## Request:
Word for word, copy all the data and drop the pictures.

"""

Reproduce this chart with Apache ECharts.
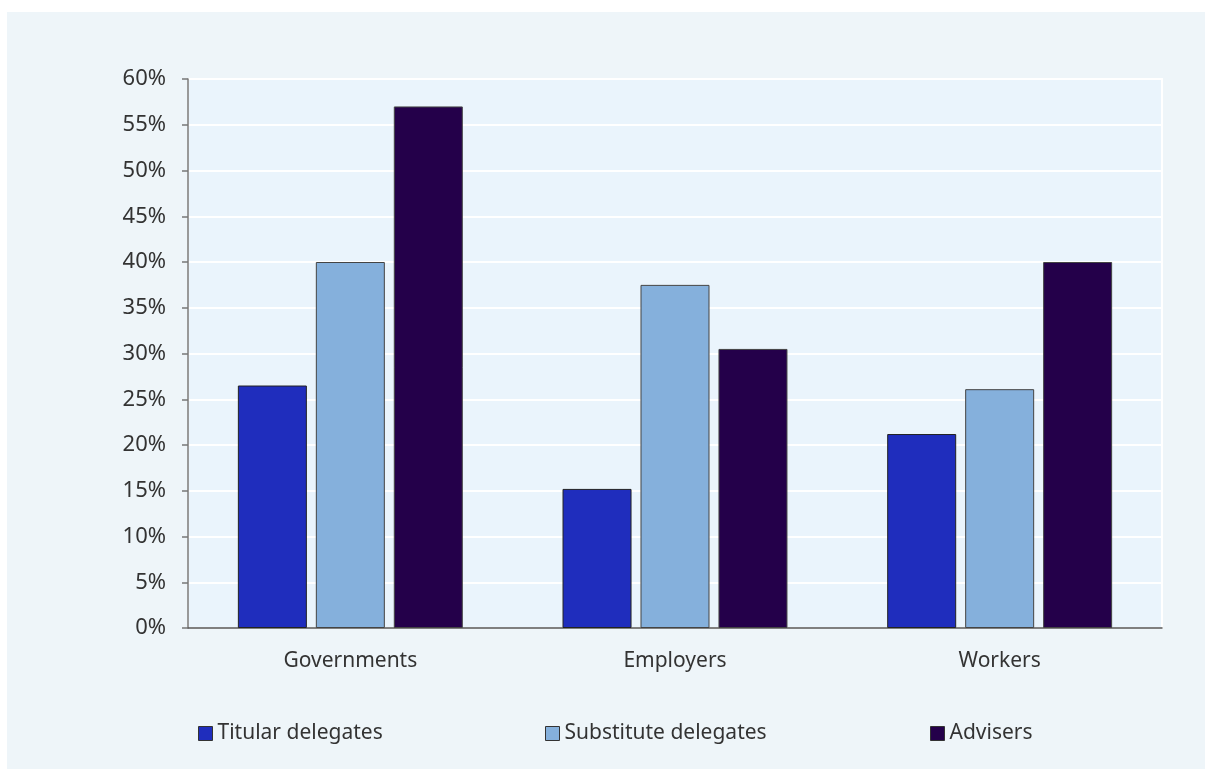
<!DOCTYPE html>
<html>
<head>
<meta charset="utf-8">
<script src="https://cdn.jsdelivr.net/npm/echarts@6/dist/echarts.min.js"></script>
<style>
  html, body { margin: 0; padding: 0; background: #ffffff; }
  #main { position: absolute; left: 7px; top: 12px; width: 1198px; height: 757px; background: #eef5f9; }
</style>
</head>
<body>
<div id="main"></div>
<script>
// chart values
var categories = ['Governments', 'Employers', 'Workers'];
var titular = [26.5, 15.2, 21.2];
var substitute = [40, 37.5, 26.1];
var advisers = [57, 30.5, 40];
var seriesNames = ['Titular delegates', 'Substitute delegates', 'Advisers'];
var colors = ['#1f2dbd', '#85b0dc', '#24004a'];

var font = 'Noto Sans';
var myChart = echarts.init(document.getElementById('main'));

function legendAt(name, left) {
	return {
		data: [name],
		left: left,
		top: 706,
		itemWidth: 14,
		itemHeight: 14,
		icon: 'rect',
		itemGap: 4,
		itemStyle: { borderColor: '#333', borderWidth: 1 },
		textStyle: { fontFamily: font, fontSize: 21, color: '#333' }
	};
}

var option = {
	backgroundColor: 'transparent',
	color: colors,
	legend: [
		legendAt(seriesNames[0], 186),
		legendAt(seriesNames[1], 533),
		legendAt(seriesNames[2], 918)
	],
	grid: {
		left: 181,
		top: 67,
		right: 43,
		bottom: 141,
		show: true,
		backgroundColor: '#eaf4fc',
		borderColor: '#ffffff',
		borderWidth: 2
	},
	xAxis: {
		type: 'category',
		data: categories,
		axisLine: { lineStyle: { color: '#555', width: 1.5 } },
		axisTick: { length: 6, lineStyle: { color: '#555', width: 1.5 } },
		axisLabel: { fontFamily: font, fontSize: 21, color: '#333', margin: 23 }
	},
	yAxis: {
		type: 'value',
		min: 0,
		max: 60,
		interval: 5,
		axisLine: { show: true, lineStyle: { color: '#777', width: 1.5 } },
		axisTick: { show: true, length: 6, lineStyle: { color: '#777', width: 1.5 } },
		axisLabel: { formatter: '{value}%', fontFamily: font, fontSize: 22, color: '#333', margin: 22 },
		splitLine: { lineStyle: { color: '#ffffff', width: 2 } }
	},
	series: [
		{ name: seriesNames[0], type: 'bar', data: titular, barWidth: 69, barGap: '13%',
		  itemStyle: { borderColor: '#222', borderWidth: 1 } },
		{ name: seriesNames[1], type: 'bar', data: substitute, barWidth: 69,
		  itemStyle: { borderColor: '#444', borderWidth: 1 } },
		{ name: seriesNames[2], type: 'bar', data: advisers, barWidth: 69,
		  itemStyle: { borderColor: '#444', borderWidth: 1 } }
	]
};

myChart.setOption(option);
</script>
</body>
</html>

"""

## Result of the exercise:
Reproduce this chart with Apache ECharts.
<!DOCTYPE html>
<html>
<head>
<meta charset="utf-8">
<script src="https://cdn.jsdelivr.net/npm/echarts@6/dist/echarts.min.js"></script>
<style>
  html, body { margin: 0; padding: 0; background: #ffffff; }
  #main { position: absolute; left: 7px; top: 12px; width: 1198px; height: 757px; background: #eef5f9; }
</style>
</head>
<body>
<div id="main"></div>
<script>
// chart values
var categories = ['Governments', 'Employers', 'Workers'];
var titular = [26.5, 15.2, 21.2];
var substitute = [40, 37.5, 26.1];
var advisers = [57, 30.5, 40];
var seriesNames = ['Titular delegates', 'Substitute delegates', 'Advisers'];
var colors = ['#1f2dbd', '#85b0dc', '#24004a'];

var font = 'Noto Sans';
var myChart = echarts.init(document.getElementById('main'));

function legendAt(name, left) {
	return {
		data: [name],
		left: left,
		top: 706,
		itemWidth: 14,
		itemHeight: 14,
		icon: 'rect',
		itemGap: 4,
		itemStyle: { borderColor: '#333', borderWidth: 1 },
		textStyle: { fontFamily: font, fontSize: 21, color: '#333' }
	};
}

var option = {
	backgroundColor: 'transparent',
	color: colors,
	legend: [
		legendAt(seriesNames[0], 186),
		legendAt(seriesNames[1], 533),
		legendAt(seriesNames[2], 918)
	],
	grid: {
		left: 181,
		top: 67,
		right: 43,
		bottom: 141,
		show: true,
		backgroundColor: '#eaf4fc',
		borderColor: '#ffffff',
		borderWidth: 2
	},
	xAxis: {
		type: 'category',
		data: categories,
		axisLine: { lineStyle: { color: '#555', width: 1.5 } },
		axisTick: { length: 6, lineStyle: { color: '#555', width: 1.5 } },
		axisLabel: { fontFamily: font, fontSize: 21, color: '#333', margin: 23 }
	},
	yAxis: {
		type: 'value',
		min: 0,
		max: 60,
		interval: 5,
		axisLine: { show: true, lineStyle: { color: '#777', width: 1.5 } },
		axisTick: { show: true, length: 6, lineStyle: { color: '#777', width: 1.5 } },
		axisLabel: { formatter: '{value}%', fontFamily: font, fontSize: 22, color: '#333', margin: 22 },
		splitLine: { lineStyle: { color: '#ffffff', width: 2 } }
	},
	series: [
		{ name: seriesNames[0], type: 'bar', data: titular, barWidth: 69, barGap: '13%',
		  itemStyle: { borderColor: '#222', borderWidth: 1 } },
		{ name: seriesNames[1], type: 'bar', data: substitute, barWidth: 69,
		  itemStyle: { borderColor: '#444', borderWidth: 1 } },
		{ name: seriesNames[2], type: 'bar', data: advisers, barWidth: 69,
		  itemStyle: { borderColor: '#444', borderWidth: 1 } }
	]
};

myChart.setOption(option);
</script>
</body>
</html>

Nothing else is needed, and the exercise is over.